First he refused to meet with Arafat, then changed his mind; his decision to open the archaeological tunnel in September, sparking days of Palestinian riots, was seen as an unnecessary provocation, although Arafat's incitement of violence in response got Bibi off the hook.

In January, Netanyahu signed the much-delayed Hebron agreement and signaled what many saw as a new commitment to the Oslo process.

But once again, his real intentions were a blur. Was Hebron the beginning of the home stretch, as administration officials hoped, or the end? The West Bank redeployment announced two weeks ago, which was to include only 2 percent of the territory under exclusive Israeli control, was an ambiguous signal.

And then there was Har Homa. Netanyahu insisted that the issue was purely a question of Israel's right to build in its own capital, but every Mideast observer understood there was more to it than that: at least, a desire to draw a dramatic line in the sand on negotiations about Jerusalem, at most an attempt to alter the city's demographics to tilt the final-status negotiations.

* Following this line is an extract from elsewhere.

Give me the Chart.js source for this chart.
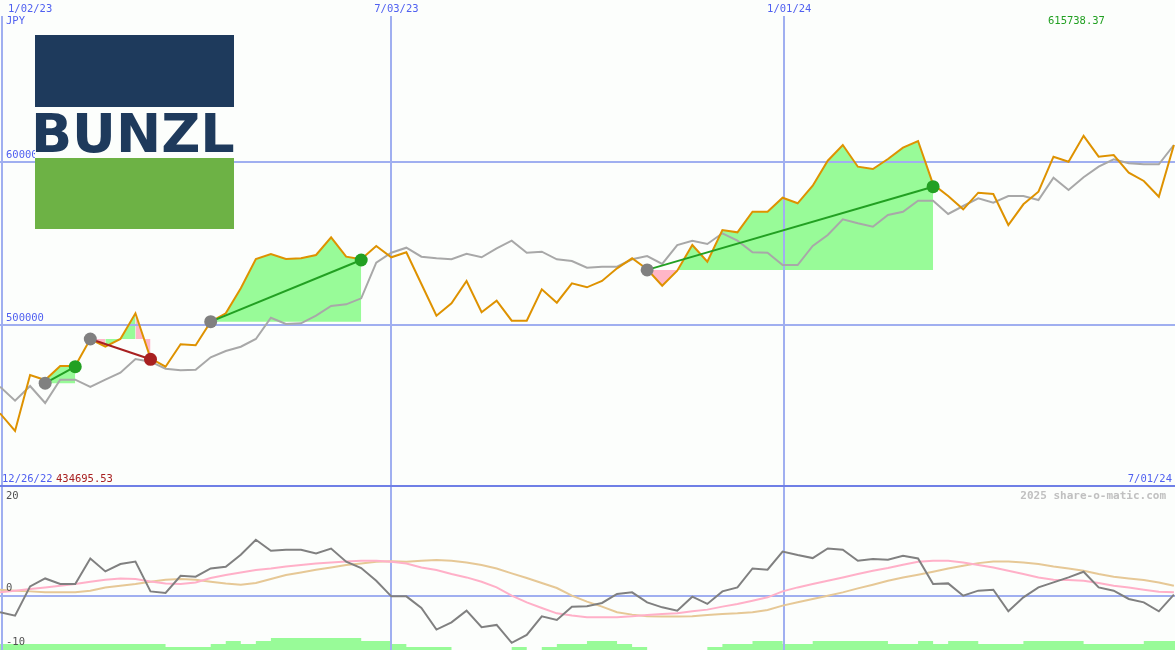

Unilateral action on Jerusalem may be acceptable to most Israelis and many American Jews, but "it's hard to reconcile that with Netanyahu's frequently repeated desire to move the peace process forward — at least this peace process," said a top pro-Israel activist here.

Last week, Netanyahu proposed accelerating the "final-status" talks that will cover Jerusalem and other big issues, like refugees and water resources.

Was that a bold plan to move negotiations beyond the faltering gradualism of Oslo? Or was it a ploy to rush the collapse of the peace process, but in a way that will pin the blame on the Palestinians? The signs are confusing.

Signals from Arafat are even harder to read.

The PLO leader should have won an Oscar after his recent visit to Washington, where he acted out the role of intelligent statesman in a way that was quickly contradicted by his behavior once he left town.

The same Arafat who once promised peace while calling for a Jihad against Israel did it again — trying to solve the Har Homa problem through diplomatic channels, albeit ones that incensed the Israelis, but also loosening controls on Hamas.

Despite this week's strange transatlantic debate over whether Arafat had given Hamas the green light, Friday's bombing was clearly related to the Palestinian leader's almost reflexive use of the threat of terror every time he is frustrated by some Israeli move.

Arafat clearly wants the benefits of the Oslo process, but he has not convincingly demonstrated that he envisions a long-term solution involving Israel and a Palestinian entity living side by side in peace. Sometimes he seems to imply by his actions that he regards Oslo as a ruse, a way station in his quest for all of what his maps still show as a Palestinian state reaching to the sea.

The dilemma for U.S. policy-makers is how to play an effective mediating role when the primary actors' real intentions are so unclear.

Former Prime Minister Yitzhak Rabin made his intentions fairly obvious: Build up a structural foundation of peace and hope it will be strong enough to carry the negotiations.

There was a clear role for Washington: keeping both sides at the table during rough spots, offering incentives and rewards, providing compromise suggestions, preventing destructive U.N. and European meddling.

But what is the proper U.S. role when it is far from clear whether the top actors in this drama are committed to the fundamental precepts of the negotiations?

Netanyahu has not given Washington much to work with in the vision department, a complaint voiced privately by American diplomats. Arafat continues to send contradictory messages that damage his credibility and destroy what little trust remains among the Israeli people.